■ **Material provided**:
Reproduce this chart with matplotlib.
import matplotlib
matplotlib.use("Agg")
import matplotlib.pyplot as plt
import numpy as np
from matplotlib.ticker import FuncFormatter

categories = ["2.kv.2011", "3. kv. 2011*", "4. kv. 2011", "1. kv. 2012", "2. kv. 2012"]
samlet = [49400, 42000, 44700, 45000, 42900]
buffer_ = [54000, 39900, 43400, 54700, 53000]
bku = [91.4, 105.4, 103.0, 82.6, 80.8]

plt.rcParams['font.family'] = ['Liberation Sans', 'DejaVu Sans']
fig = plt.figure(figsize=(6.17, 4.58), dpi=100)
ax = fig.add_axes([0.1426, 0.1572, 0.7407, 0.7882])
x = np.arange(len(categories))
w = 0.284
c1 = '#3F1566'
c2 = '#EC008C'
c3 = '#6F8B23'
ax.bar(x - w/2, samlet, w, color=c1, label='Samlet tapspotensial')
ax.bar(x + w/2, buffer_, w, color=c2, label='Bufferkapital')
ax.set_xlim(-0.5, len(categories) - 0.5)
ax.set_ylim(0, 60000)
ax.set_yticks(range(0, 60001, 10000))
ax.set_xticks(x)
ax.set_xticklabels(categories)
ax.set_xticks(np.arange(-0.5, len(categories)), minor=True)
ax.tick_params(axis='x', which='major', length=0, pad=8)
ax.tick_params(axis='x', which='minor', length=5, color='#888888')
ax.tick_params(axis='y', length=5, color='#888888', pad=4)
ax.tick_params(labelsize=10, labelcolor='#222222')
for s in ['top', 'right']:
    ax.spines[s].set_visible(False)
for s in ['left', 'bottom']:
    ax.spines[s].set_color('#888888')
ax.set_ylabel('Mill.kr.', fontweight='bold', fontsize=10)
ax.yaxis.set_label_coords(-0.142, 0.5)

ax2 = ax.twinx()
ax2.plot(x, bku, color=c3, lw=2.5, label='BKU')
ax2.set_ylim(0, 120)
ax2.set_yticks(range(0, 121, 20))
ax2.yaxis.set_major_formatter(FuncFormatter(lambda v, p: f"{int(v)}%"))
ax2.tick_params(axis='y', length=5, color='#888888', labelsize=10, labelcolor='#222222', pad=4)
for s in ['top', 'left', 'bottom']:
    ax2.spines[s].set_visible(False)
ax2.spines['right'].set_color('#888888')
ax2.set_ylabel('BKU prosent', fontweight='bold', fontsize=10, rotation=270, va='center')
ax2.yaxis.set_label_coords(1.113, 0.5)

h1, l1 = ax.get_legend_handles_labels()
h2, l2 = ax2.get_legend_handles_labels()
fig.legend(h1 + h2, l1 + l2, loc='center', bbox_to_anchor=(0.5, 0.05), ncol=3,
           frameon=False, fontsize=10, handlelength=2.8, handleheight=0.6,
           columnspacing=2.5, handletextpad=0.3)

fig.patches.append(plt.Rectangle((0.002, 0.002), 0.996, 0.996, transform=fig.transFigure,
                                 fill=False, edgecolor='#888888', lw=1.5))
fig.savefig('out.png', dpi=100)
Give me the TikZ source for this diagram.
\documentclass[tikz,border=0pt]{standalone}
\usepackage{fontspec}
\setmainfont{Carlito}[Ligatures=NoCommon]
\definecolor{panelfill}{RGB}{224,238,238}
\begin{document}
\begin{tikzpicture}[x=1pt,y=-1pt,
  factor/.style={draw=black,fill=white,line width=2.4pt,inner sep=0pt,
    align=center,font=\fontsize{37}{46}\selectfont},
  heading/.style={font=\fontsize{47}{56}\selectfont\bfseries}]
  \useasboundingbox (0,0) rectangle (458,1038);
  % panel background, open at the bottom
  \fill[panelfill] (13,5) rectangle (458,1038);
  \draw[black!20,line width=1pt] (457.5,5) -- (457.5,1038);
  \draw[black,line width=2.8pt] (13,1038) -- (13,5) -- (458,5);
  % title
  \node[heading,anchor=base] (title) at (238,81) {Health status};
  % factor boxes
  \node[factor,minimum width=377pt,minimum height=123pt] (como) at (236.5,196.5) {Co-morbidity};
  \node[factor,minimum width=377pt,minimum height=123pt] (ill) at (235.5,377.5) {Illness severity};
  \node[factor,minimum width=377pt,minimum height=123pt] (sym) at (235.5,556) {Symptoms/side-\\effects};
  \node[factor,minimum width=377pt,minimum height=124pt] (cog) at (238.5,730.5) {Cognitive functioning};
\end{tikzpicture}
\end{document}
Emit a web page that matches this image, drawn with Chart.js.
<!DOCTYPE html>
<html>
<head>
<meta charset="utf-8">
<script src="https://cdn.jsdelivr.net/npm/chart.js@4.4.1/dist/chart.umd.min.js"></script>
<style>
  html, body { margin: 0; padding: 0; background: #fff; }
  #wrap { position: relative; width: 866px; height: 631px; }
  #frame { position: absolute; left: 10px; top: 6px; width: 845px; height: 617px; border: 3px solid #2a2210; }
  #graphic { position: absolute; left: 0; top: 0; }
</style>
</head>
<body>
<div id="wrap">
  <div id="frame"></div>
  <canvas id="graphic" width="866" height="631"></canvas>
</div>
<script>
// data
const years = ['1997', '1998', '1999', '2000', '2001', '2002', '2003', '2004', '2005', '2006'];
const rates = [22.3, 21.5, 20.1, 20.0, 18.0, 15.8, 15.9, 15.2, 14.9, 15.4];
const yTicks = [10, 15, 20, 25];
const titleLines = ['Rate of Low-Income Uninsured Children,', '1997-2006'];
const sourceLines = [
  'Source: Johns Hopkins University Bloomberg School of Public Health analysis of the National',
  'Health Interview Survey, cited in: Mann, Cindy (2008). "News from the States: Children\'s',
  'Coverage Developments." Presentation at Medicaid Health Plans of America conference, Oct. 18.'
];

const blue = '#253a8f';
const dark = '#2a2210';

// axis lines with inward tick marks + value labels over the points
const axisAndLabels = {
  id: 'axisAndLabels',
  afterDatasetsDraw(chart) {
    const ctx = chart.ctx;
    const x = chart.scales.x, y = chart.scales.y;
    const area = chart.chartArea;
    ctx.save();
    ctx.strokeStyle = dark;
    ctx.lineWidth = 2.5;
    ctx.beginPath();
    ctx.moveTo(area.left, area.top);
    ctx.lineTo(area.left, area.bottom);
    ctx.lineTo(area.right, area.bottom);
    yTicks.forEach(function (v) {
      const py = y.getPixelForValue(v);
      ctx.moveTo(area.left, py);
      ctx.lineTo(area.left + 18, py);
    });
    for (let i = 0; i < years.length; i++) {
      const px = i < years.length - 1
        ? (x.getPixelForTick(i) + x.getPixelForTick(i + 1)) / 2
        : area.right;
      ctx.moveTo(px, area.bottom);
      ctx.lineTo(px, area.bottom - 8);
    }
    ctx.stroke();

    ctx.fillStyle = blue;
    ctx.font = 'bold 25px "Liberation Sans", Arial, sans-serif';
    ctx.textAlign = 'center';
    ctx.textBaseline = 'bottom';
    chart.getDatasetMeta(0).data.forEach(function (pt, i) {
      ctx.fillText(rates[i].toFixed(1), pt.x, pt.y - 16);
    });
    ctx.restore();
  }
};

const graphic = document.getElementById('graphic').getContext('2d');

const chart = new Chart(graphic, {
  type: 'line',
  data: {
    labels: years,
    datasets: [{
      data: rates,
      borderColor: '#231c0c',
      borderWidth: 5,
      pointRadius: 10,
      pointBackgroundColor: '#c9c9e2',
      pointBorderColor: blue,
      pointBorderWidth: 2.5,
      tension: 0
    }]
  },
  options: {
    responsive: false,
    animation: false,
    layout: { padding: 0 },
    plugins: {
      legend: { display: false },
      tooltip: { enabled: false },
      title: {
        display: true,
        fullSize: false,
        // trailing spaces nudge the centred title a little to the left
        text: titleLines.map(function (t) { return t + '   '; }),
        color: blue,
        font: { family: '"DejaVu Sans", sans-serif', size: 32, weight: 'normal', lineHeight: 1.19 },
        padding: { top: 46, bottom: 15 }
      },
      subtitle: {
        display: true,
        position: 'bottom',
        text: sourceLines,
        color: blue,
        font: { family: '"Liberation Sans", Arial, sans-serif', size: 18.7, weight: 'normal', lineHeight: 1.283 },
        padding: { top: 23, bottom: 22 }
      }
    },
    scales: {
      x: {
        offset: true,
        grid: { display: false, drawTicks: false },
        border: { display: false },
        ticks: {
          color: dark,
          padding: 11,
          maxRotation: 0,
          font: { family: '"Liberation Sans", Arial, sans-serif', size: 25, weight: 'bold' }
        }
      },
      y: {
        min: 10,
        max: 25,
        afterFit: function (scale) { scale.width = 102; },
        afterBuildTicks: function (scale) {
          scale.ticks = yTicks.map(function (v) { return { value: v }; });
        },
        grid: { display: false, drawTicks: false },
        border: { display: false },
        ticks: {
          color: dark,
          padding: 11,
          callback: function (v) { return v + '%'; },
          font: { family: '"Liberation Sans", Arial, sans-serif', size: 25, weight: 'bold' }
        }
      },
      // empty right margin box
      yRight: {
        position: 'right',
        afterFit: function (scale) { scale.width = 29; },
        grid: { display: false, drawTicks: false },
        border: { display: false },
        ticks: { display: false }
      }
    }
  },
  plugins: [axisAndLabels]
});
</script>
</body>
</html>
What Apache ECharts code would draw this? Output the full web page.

■ **What to work on**: Return the lines above precisely as they appear, beginning at the first line and ending at the line with "ax.yaxis.set_label_coords(-0.142, 0.5)", and nothing after it.

■ **Solved exercise**:
Reproduce this chart with matplotlib.
import matplotlib
matplotlib.use("Agg")
import matplotlib.pyplot as plt
import numpy as np
from matplotlib.ticker import FuncFormatter

categories = ["2.kv.2011", "3. kv. 2011*", "4. kv. 2011", "1. kv. 2012", "2. kv. 2012"]
samlet = [49400, 42000, 44700, 45000, 42900]
buffer_ = [54000, 39900, 43400, 54700, 53000]
bku = [91.4, 105.4, 103.0, 82.6, 80.8]

plt.rcParams['font.family'] = ['Liberation Sans', 'DejaVu Sans']
fig = plt.figure(figsize=(6.17, 4.58), dpi=100)
ax = fig.add_axes([0.1426, 0.1572, 0.7407, 0.7882])
x = np.arange(len(categories))
w = 0.284
c1 = '#3F1566'
c2 = '#EC008C'
c3 = '#6F8B23'
ax.bar(x - w/2, samlet, w, color=c1, label='Samlet tapspotensial')
ax.bar(x + w/2, buffer_, w, color=c2, label='Bufferkapital')
ax.set_xlim(-0.5, len(categories) - 0.5)
ax.set_ylim(0, 60000)
ax.set_yticks(range(0, 60001, 10000))
ax.set_xticks(x)
ax.set_xticklabels(categories)
ax.set_xticks(np.arange(-0.5, len(categories)), minor=True)
ax.tick_params(axis='x', which='major', length=0, pad=8)
ax.tick_params(axis='x', which='minor', length=5, color='#888888')
ax.tick_params(axis='y', length=5, color='#888888', pad=4)
ax.tick_params(labelsize=10, labelcolor='#222222')
for s in ['top', 'right']:
    ax.spines[s].set_visible(False)
for s in ['left', 'bottom']:
    ax.spines[s].set_color('#888888')
ax.set_ylabel('Mill.kr.', fontweight='bold', fontsize=10)
ax.yaxis.set_label_coords(-0.142, 0.5)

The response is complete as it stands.